D’altra parte, gli investigatori, sin dall’inizio, ritennero che il delitto e la distruzione del cadavere di Francesco Antonio Giurlanda non fosse opera di sole due persone. Unico elemento aggiuntivo, le dichiarazioni dal collaboratore di giustizia Enzo Taverniti detto Il Cinghiale, nel primo interrogatorio reso il 9 gennaio 2010 negli uffici della Squadra mobile di Pisa. In sostanza riferì la stessa ricostruzione dei fatti operata dai carabinieri di Serra e dalla Procura di Vibo negli atti dell’indagine, che solo successivamente divennero pubblici, nei termini appresi da un parente di uno dei due indagati.

Gli sconvolgimenti mafiosi

Per le Preserre vibonesi, da lì a breve, si sarebbe aperta una fase complicatissima sul piano criminale. Ulteriori nuovi collaboratori di giustizia diedero la stura alla maxioperazione Luce nei boschi, conclusa in due atti.
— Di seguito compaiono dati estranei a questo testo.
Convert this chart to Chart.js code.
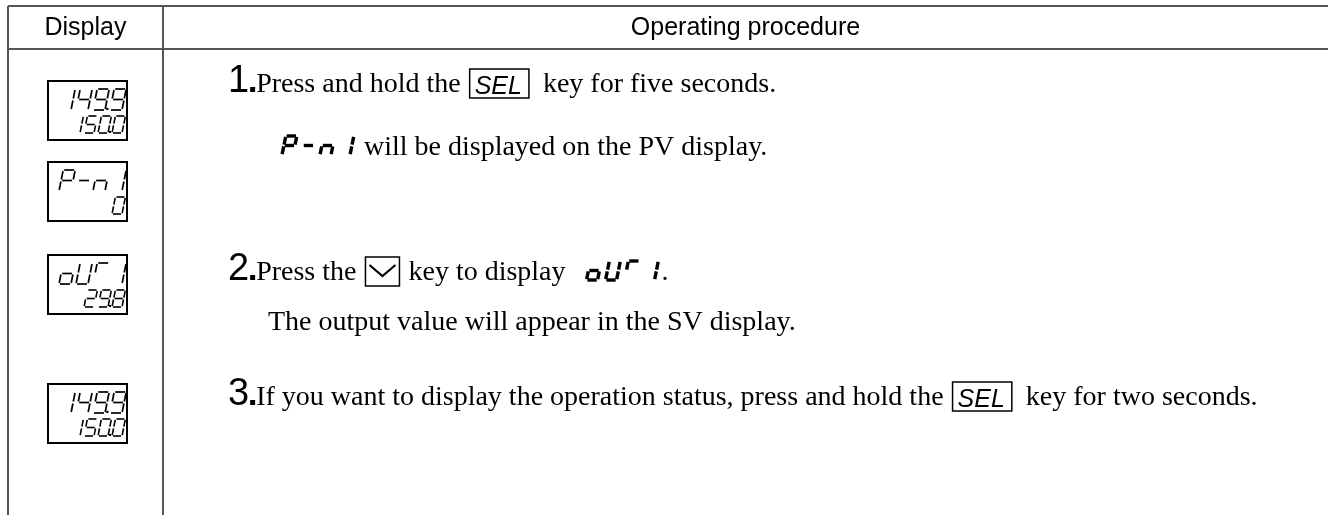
<!DOCTYPE html>
<html>
<head>
<meta charset="utf-8">
<script src="https://cdn.jsdelivr.net/npm/chart.js@4.4.1/dist/chart.umd.min.js"></script>
<style>
  html, body { margin: 0; padding: 0; background: #fff; }
  canvas { display: block; }
</style>
</head>
<body>
<canvas id="sheet" width="1328" height="515"></canvas>
<script>
// table content
const headers = ['Display', 'Operating procedure'];
const pvText = ['149.9', 'P-n1', 'oUr1', '149.9'];   // upper (PV) line of each display
const svText = ['150.0', '0', '29.8', '150.0'];      // lower (SV) line
const stepNums = ['1', '2', '3'];
// t = plain text, k = key box, a = arrow key, s = segment text
const stepLines = [
  [
    [['t', 'Press and hold the '], ['k', 'SEL'], ['t', '  key for five seconds.']],
    [['s', 'P-n1'], ['t', '  will be displayed on the PV display.']]
  ],
  [
    [['t', 'Press the '], ['a', 'down'], ['t', ' key to display '], ['s', 'oUr1'], ['t', ' .']],
    [['t', 'The output value will appear in the SV display.']]
  ],
  [
    [['t', 'If you want to display the operation status, press and hold the '], ['k', 'SEL'], ['t', '  key for two seconds.']]
  ]
];

// layout (page pixels)
const tableLeft = 8, colSplit = 163, tableTop = 6, headBottom = 49;
const boxTops = [81, 162, 255, 384];
const boxLeft = 48, boxW = 79, boxH = 59;
const stepBaselines = [[92, 155], [280, 330], [405]];
const numX = 228, indentX = 268;

const SEGMAP = {
  '0': 'abcdef', '1': 'bc', '2': 'abdeg', '3': 'abcdg', '4': 'bcfg', '5': 'acdfg',
  '6': 'acdefg', '7': 'abc', '8': 'abcdefg', '9': 'abcdfg', 'P': 'abefg', '-': 'g',
  'n': 'ceg', 'o': 'cdeg', 'U': 'bcdef', 'r': 'af', ' ': ''
};
const SEGS = {
  a: [0, 0, 1, 0], b: [1, 0, 1, 0.5], c: [1, 0.5, 1, 1], d: [0, 1, 1, 1],
  e: [0, 0.5, 0, 1], f: [0, 0, 0, 0.5], g: [0, 0.5, 1, 0.5]
};

function parseSeg(str) {
  const out = [];
  for (const ch of str) {
    if (ch === '.' && out.length) out[out.length - 1].dot = true;
    else out.push({ c: ch, dot: false });
  }
  return out;
}

// draws a seven segment string, returns its width
function drawSeg(ctx, str, x, yb, h, w, pitch, lw, right, gapK) {
  const chars = parseSeg(str);
  const total = chars.length * pitch;
  const x0 = right ? x - total : x;
  const k = 0.2;
  const gap = lw * gapK;
  ctx.save();
  ctx.strokeStyle = '#000';
  ctx.fillStyle = '#000';
  ctx.lineWidth = lw;
  ctx.lineCap = 'butt';
  chars.forEach((ch, i) => {
    const cx = x0 + i * pitch + (pitch - w);
    const pt = (u, v) => [cx + u * w + k * (1 - v) * h, yb - h + v * h];
    for (const s of (SEGMAP[ch.c] || '')) {
      const [u1, v1, u2, v2] = SEGS[s];
      let [x1, y1] = pt(u1, v1);
      let [x2, y2] = pt(u2, v2);
      const len = Math.hypot(x2 - x1, y2 - y1);
      const dx = (x2 - x1) / len * gap, dy = (y2 - y1) / len * gap;
      ctx.beginPath();
      ctx.moveTo(x1 + dx, y1 + dy);
      ctx.lineTo(x2 - dx, y2 - dy);
      ctx.stroke();
    }
    if (ch.dot) {
      const d = lw * 1.3;
      ctx.fillRect(cx + w + (pitch - w) * 0.25, yb - d, d, d);
    }
  });
  ctx.restore();
  return total;
}

const tablePlugin = {
  id: 'tablePlugin',
  afterDraw(chart) {
    const ctx = chart.ctx;
    const X = v => chart.scales.x.getPixelForValue(v);
    const Y = v => chart.scales.y.getPixelForValue(v);

    // grid lines
    ctx.save();
    ctx.strokeStyle = '#555';
    ctx.lineWidth = 2;
    ctx.beginPath();
    ctx.moveTo(X(tableLeft), Y(tableTop)); ctx.lineTo(X(1328), Y(tableTop));
    ctx.moveTo(X(tableLeft), Y(headBottom)); ctx.lineTo(X(1328), Y(headBottom));
    ctx.moveTo(X(tableLeft), Y(tableTop)); ctx.lineTo(X(tableLeft), Y(515));
    ctx.moveTo(X(colSplit), Y(tableTop)); ctx.lineTo(X(colSplit), Y(515));
    ctx.stroke();

    // header
    ctx.fillStyle = '#000';
    ctx.font = '25px "Liberation Sans", Arial, sans-serif';
    ctx.textAlign = 'center';
    ctx.textBaseline = 'middle';
    ctx.fillText(headers[0], X((tableLeft + colSplit) / 2), Y(28));
    ctx.fillText(headers[1], X((colSplit + 1328) / 2), Y(28));

    // display boxes
    boxTops.forEach((top, i) => {
      ctx.strokeStyle = '#000';
      ctx.lineWidth = 2;
      ctx.strokeRect(X(boxLeft), Y(top), boxW, boxH);
      const r = X(boxLeft + boxW - 5);
      drawSeg(ctx, pvText[i], r, Y(top + 29), 21, 12, 17, 1.7, true, 0.6);
      drawSeg(ctx, svText[i], r, Y(top + 52), 17, 10, 14, 1.6, true, 0.6);
    });

    // steps
    ctx.textAlign = 'left';
    ctx.textBaseline = 'alphabetic';
    stepLines.forEach((lines, si) => {
      lines.forEach((parts, li) => {
        const base = Y(stepBaselines[si][li]);
        let x;
        if (li === 0) {
          ctx.font = '38px "Liberation Sans", Arial, sans-serif';
          ctx.fillText(stepNums[si], X(numX), base);
          x = X(numX) + ctx.measureText(stepNums[si]).width;
          ctx.fillRect(x + 1, base - 5, 5, 5);
          x += 7;
        } else {
          x = X(indentX);
        }
        for (const [kind, val] of parts) {
          if (kind === 't') {
            ctx.font = '28px "Liberation Serif", "Times New Roman", serif';
            ctx.fillText(val, x, base);
            x += ctx.measureText(val).width;
          } else if (kind === 'k') {
            ctx.font = 'italic 25px "Liberation Sans", Arial, sans-serif';
            const tw = ctx.measureText(val).width;
            const bw = tw + 12;
            ctx.lineWidth = 1.5;
            ctx.strokeRect(x + 2, base - 23, bw, 29);
            ctx.fillText(val, x + 7, base + 2);
            x += bw + 2;
          } else if (kind === 'a') {
            ctx.lineWidth = 1.5;
            ctx.strokeRect(x + 2, base - 23, 34, 29);
            ctx.lineWidth = 2.2;
            ctx.beginPath();
            ctx.moveTo(x + 6, base - 15);
            ctx.lineTo(x + 19, base - 4);
            ctx.lineTo(x + 32, base - 15);
            ctx.stroke();
            x += 38;
          } else if (kind === 's') {
            x += 6;
            x += drawSeg(ctx, val, x, base, 19, 11, 19, 3.4, false, 0.25);
          }
        }
      });
    });
    ctx.restore();
  }
};

new Chart(document.getElementById('sheet'), {
  type: 'scatter',
  data: { datasets: [{ data: [] }] },
  options: {
    responsive: false,
    animation: false,
    layout: { padding: 0 },
    plugins: { legend: { display: false }, tooltip: { enabled: false } },
    scales: {
      x: { type: 'linear', min: 0, max: 1328, display: false },
      y: { type: 'linear', min: 0, max: 515, reverse: true, display: false }
    }
  },
  plugins: [tablePlugin]
});
</script>
</body>
</html>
Direzione distrettuale antimafia di Catanzaro e Squadra mobile di Vibo Valentia, poi, condussero la maxioperazione Ghost. Il capo della società ‘ndranghetista di Ariola, Antonio Altamura, all’ergastolo, come il sanguinario padrino Bruno Emanuele, che a suo tempo conquistò il potere eliminando gli storici vertici del clan Loielo. Nel 2012, infine, il drammatico regolamento di conti che non ha risparmiato diversi giovani. Giovani, appunto, come Francesco Antonio Giurlanda. Vittima di un omicidio probabilmente maturato non per ragioni di mafia, in una terra nella quale basta un gesto o una parola sbagliati per morire in modo atroce.